--- START OF EXERCISE MATERIALS ---
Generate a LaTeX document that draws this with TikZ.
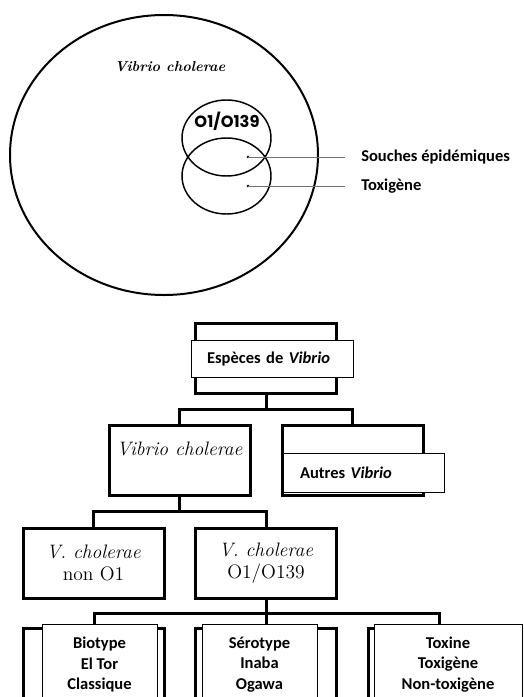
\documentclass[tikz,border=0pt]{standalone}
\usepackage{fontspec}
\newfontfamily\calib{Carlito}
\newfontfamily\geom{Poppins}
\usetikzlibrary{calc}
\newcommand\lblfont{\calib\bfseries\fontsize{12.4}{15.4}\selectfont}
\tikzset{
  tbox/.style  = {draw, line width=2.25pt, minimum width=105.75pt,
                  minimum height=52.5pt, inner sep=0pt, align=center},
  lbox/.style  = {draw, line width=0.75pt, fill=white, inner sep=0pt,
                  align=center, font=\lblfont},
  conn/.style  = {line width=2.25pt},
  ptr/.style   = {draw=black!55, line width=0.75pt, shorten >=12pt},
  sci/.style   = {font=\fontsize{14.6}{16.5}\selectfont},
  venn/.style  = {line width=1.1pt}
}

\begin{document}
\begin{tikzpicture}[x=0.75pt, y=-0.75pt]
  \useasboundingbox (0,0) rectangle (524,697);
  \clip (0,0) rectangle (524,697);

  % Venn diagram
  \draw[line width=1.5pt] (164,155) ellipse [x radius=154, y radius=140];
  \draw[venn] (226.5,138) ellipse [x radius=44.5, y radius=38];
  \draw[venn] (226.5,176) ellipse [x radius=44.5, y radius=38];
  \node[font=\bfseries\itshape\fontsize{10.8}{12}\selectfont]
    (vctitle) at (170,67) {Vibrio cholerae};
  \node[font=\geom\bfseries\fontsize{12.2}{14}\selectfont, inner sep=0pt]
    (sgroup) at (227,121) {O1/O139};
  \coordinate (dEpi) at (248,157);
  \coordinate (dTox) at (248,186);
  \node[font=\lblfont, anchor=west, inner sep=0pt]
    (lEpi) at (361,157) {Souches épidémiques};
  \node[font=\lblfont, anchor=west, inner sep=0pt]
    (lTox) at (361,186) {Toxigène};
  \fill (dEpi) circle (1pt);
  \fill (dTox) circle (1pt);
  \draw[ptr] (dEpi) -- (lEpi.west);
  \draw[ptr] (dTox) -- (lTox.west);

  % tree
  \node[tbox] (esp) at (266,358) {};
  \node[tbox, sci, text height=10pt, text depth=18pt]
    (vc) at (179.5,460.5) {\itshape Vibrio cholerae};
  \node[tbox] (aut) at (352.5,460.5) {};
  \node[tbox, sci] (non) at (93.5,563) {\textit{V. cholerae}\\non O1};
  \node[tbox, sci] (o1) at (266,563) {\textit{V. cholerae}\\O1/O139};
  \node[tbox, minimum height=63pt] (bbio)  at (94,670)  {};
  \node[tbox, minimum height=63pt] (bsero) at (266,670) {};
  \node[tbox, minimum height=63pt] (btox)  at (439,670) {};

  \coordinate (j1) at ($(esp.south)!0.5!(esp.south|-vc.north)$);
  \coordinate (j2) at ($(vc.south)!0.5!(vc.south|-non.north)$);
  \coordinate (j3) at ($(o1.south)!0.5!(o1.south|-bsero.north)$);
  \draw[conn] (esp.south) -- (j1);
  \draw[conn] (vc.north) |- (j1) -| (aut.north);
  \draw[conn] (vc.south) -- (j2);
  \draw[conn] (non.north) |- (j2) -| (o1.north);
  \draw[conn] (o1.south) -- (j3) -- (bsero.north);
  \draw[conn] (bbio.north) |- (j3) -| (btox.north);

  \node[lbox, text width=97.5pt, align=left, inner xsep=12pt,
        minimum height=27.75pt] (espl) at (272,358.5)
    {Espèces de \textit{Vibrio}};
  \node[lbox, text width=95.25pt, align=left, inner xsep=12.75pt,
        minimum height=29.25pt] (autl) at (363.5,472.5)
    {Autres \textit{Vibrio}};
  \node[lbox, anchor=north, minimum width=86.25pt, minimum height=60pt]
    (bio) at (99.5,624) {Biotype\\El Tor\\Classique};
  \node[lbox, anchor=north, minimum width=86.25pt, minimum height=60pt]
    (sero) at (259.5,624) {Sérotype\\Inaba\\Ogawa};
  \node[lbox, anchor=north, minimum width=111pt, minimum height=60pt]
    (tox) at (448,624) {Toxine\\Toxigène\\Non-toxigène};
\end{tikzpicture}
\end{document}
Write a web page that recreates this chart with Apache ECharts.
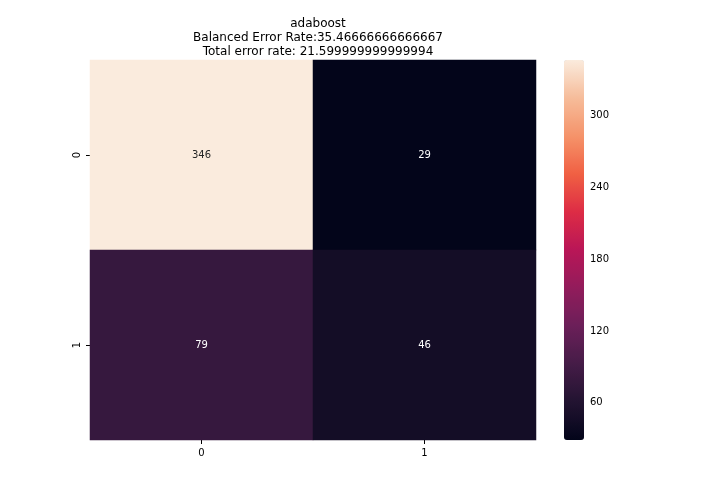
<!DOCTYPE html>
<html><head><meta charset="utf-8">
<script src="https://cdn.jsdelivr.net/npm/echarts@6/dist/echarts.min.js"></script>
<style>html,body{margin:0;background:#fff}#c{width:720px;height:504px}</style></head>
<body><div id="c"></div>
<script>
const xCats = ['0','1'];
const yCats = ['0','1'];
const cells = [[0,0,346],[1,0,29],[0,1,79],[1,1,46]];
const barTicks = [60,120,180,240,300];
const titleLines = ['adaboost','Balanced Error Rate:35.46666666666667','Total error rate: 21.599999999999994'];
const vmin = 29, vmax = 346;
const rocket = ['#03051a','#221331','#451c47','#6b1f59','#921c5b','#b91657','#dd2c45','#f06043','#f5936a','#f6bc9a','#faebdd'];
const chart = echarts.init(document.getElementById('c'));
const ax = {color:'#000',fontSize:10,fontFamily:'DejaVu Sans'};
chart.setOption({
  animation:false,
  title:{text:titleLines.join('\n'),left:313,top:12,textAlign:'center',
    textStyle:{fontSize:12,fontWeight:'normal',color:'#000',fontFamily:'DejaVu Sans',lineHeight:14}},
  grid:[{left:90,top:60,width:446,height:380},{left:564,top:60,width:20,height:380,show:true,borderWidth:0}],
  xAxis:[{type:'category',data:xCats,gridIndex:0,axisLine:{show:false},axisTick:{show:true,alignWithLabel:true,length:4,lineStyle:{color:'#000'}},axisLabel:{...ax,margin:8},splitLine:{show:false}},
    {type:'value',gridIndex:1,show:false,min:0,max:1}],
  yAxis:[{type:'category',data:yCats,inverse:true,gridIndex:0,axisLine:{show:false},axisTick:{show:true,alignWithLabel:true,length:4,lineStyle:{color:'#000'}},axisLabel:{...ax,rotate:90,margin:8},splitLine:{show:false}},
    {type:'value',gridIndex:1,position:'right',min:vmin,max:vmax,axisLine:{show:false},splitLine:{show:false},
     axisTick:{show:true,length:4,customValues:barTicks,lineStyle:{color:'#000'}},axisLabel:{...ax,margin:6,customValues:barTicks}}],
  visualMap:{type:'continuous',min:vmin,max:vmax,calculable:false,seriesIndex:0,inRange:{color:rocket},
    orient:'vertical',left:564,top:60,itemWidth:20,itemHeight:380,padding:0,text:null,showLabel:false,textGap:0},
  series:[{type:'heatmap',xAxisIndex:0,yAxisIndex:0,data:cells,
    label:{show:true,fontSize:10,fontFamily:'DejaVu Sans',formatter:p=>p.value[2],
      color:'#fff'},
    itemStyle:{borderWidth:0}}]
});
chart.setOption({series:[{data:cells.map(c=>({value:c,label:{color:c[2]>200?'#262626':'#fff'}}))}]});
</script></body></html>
--- END OF EXERCISE MATERIALS ---
### TO BE DONE
Transcribe the whole listing exactly. Pictures stay out of your copy.

### WORKED SOLUTION
Generate a LaTeX document that draws this with TikZ.
\documentclass[tikz,border=0pt]{standalone}
\usepackage{fontspec}
\newfontfamily\calib{Carlito}
\newfontfamily\geom{Poppins}
\usetikzlibrary{calc}
\newcommand\lblfont{\calib\bfseries\fontsize{12.4}{15.4}\selectfont}
\tikzset{
  tbox/.style  = {draw, line width=2.25pt, minimum width=105.75pt,
                  minimum height=52.5pt, inner sep=0pt, align=center},
  lbox/.style  = {draw, line width=0.75pt, fill=white, inner sep=0pt,
                  align=center, font=\lblfont},
  conn/.style  = {line width=2.25pt},
  ptr/.style   = {draw=black!55, line width=0.75pt, shorten >=12pt},
  sci/.style   = {font=\fontsize{14.6}{16.5}\selectfont},
  venn/.style  = {line width=1.1pt}
}

\begin{document}
\begin{tikzpicture}[x=0.75pt, y=-0.75pt]
  \useasboundingbox (0,0) rectangle (524,697);
  \clip (0,0) rectangle (524,697);

  % Venn diagram
  \draw[line width=1.5pt] (164,155) ellipse [x radius=154, y radius=140];
  \draw[venn] (226.5,138) ellipse [x radius=44.5, y radius=38];
  \draw[venn] (226.5,176) ellipse [x radius=44.5, y radius=38];
  \node[font=\bfseries\itshape\fontsize{10.8}{12}\selectfont]
    (vctitle) at (170,67) {Vibrio cholerae};
  \node[font=\geom\bfseries\fontsize{12.2}{14}\selectfont, inner sep=0pt]
    (sgroup) at (227,121) {O1/O139};
  \coordinate (dEpi) at (248,157);
  \coordinate (dTox) at (248,186);
  \node[font=\lblfont, anchor=west, inner sep=0pt]
    (lEpi) at (361,157) {Souches épidémiques};
  \node[font=\lblfont, anchor=west, inner sep=0pt]
    (lTox) at (361,186) {Toxigène};
  \fill (dEpi) circle (1pt);
  \fill (dTox) circle (1pt);
  \draw[ptr] (dEpi) -- (lEpi.west);
  \draw[ptr] (dTox) -- (lTox.west);

  % tree
  \node[tbox] (esp) at (266,358) {};
  \node[tbox, sci, text height=10pt, text depth=18pt]
    (vc) at (179.5,460.5) {\itshape Vibrio cholerae};
  \node[tbox] (aut) at (352.5,460.5) {};
  \node[tbox, sci] (non) at (93.5,563) {\textit{V. cholerae}\\non O1};
  \node[tbox, sci] (o1) at (266,563) {\textit{V. cholerae}\\O1/O139};
  \node[tbox, minimum height=63pt] (bbio)  at (94,670)  {};
  \node[tbox, minimum height=63pt] (bsero) at (266,670) {};
  \node[tbox, minimum height=63pt] (btox)  at (439,670) {};

  \coordinate (j1) at ($(esp.south)!0.5!(esp.south|-vc.north)$);
  \coordinate (j2) at ($(vc.south)!0.5!(vc.south|-non.north)$);
  \coordinate (j3) at ($(o1.south)!0.5!(o1.south|-bsero.north)$);
  \draw[conn] (esp.south) -- (j1);
  \draw[conn] (vc.north) |- (j1) -| (aut.north);
  \draw[conn] (vc.south) -- (j2);
  \draw[conn] (non.north) |- (j2) -| (o1.north);
  \draw[conn] (o1.south) -- (j3) -- (bsero.north);
  \draw[conn] (bbio.north) |- (j3) -| (btox.north);

  \node[lbox, text width=97.5pt, align=left, inner xsep=12pt,
        minimum height=27.75pt] (espl) at (272,358.5)
    {Espèces de \textit{Vibrio}};
  \node[lbox, text width=95.25pt, align=left, inner xsep=12.75pt,
        minimum height=29.25pt] (autl) at (363.5,472.5)
    {Autres \textit{Vibrio}};
  \node[lbox, anchor=north, minimum width=86.25pt, minimum height=60pt]
    (bio) at (99.5,624) {Biotype\\El Tor\\Classique};
  \node[lbox, anchor=north, minimum width=86.25pt, minimum height=60pt]
    (sero) at (259.5,624) {Sérotype\\Inaba\\Ogawa};
  \node[lbox, anchor=north, minimum width=111pt, minimum height=60pt]
    (tox) at (448,624) {Toxine\\Toxigène\\Non-toxigène};
\end{tikzpicture}
\end{document}
Write a web page that recreates this chart with Apache ECharts.
<!DOCTYPE html>
<html><head><meta charset="utf-8">
<script src="https://cdn.jsdelivr.net/npm/echarts@6/dist/echarts.min.js"></script>
<style>html,body{margin:0;background:#fff}#c{width:720px;height:504px}</style></head>
<body><div id="c"></div>
<script>
const xCats = ['0','1'];
const yCats = ['0','1'];
const cells = [[0,0,346],[1,0,29],[0,1,79],[1,1,46]];
const barTicks = [60,120,180,240,300];
const titleLines = ['adaboost','Balanced Error Rate:35.46666666666667','Total error rate: 21.599999999999994'];
const vmin = 29, vmax = 346;
const rocket = ['#03051a','#221331','#451c47','#6b1f59','#921c5b','#b91657','#dd2c45','#f06043','#f5936a','#f6bc9a','#faebdd'];
const chart = echarts.init(document.getElementById('c'));
const ax = {color:'#000',fontSize:10,fontFamily:'DejaVu Sans'};
chart.setOption({
  animation:false,
  title:{text:titleLines.join('\n'),left:313,top:12,textAlign:'center',
    textStyle:{fontSize:12,fontWeight:'normal',color:'#000',fontFamily:'DejaVu Sans',lineHeight:14}},
  grid:[{left:90,top:60,width:446,height:380},{left:564,top:60,width:20,height:380,show:true,borderWidth:0}],
  xAxis:[{type:'category',data:xCats,gridIndex:0,axisLine:{show:false},axisTick:{show:true,alignWithLabel:true,length:4,lineStyle:{color:'#000'}},axisLabel:{...ax,margin:8},splitLine:{show:false}},
    {type:'value',gridIndex:1,show:false,min:0,max:1}],
  yAxis:[{type:'category',data:yCats,inverse:true,gridIndex:0,axisLine:{show:false},axisTick:{show:true,alignWithLabel:true,length:4,lineStyle:{color:'#000'}},axisLabel:{...ax,rotate:90,margin:8},splitLine:{show:false}},
    {type:'value',gridIndex:1,position:'right',min:vmin,max:vmax,axisLine:{show:false},splitLine:{show:false},
     axisTick:{show:true,length:4,customValues:barTicks,lineStyle:{color:'#000'}},axisLabel:{...ax,margin:6,customValues:barTicks}}],
  visualMap:{type:'continuous',min:vmin,max:vmax,calculable:false,seriesIndex:0,inRange:{color:rocket},
    orient:'vertical',left:564,top:60,itemWidth:20,itemHeight:380,padding:0,text:null,showLabel:false,textGap:0},
  series:[{type:'heatmap',xAxisIndex:0,yAxisIndex:0,data:cells,
    label:{show:true,fontSize:10,fontFamily:'DejaVu Sans',formatter:p=>p.value[2],
      color:'#fff'},
    itemStyle:{borderWidth:0}}]
});
chart.setOption({series:[{data:cells.map(c=>({value:c,label:{color:c[2]>200?'#262626':'#fff'}}))}]});
</script></body></html>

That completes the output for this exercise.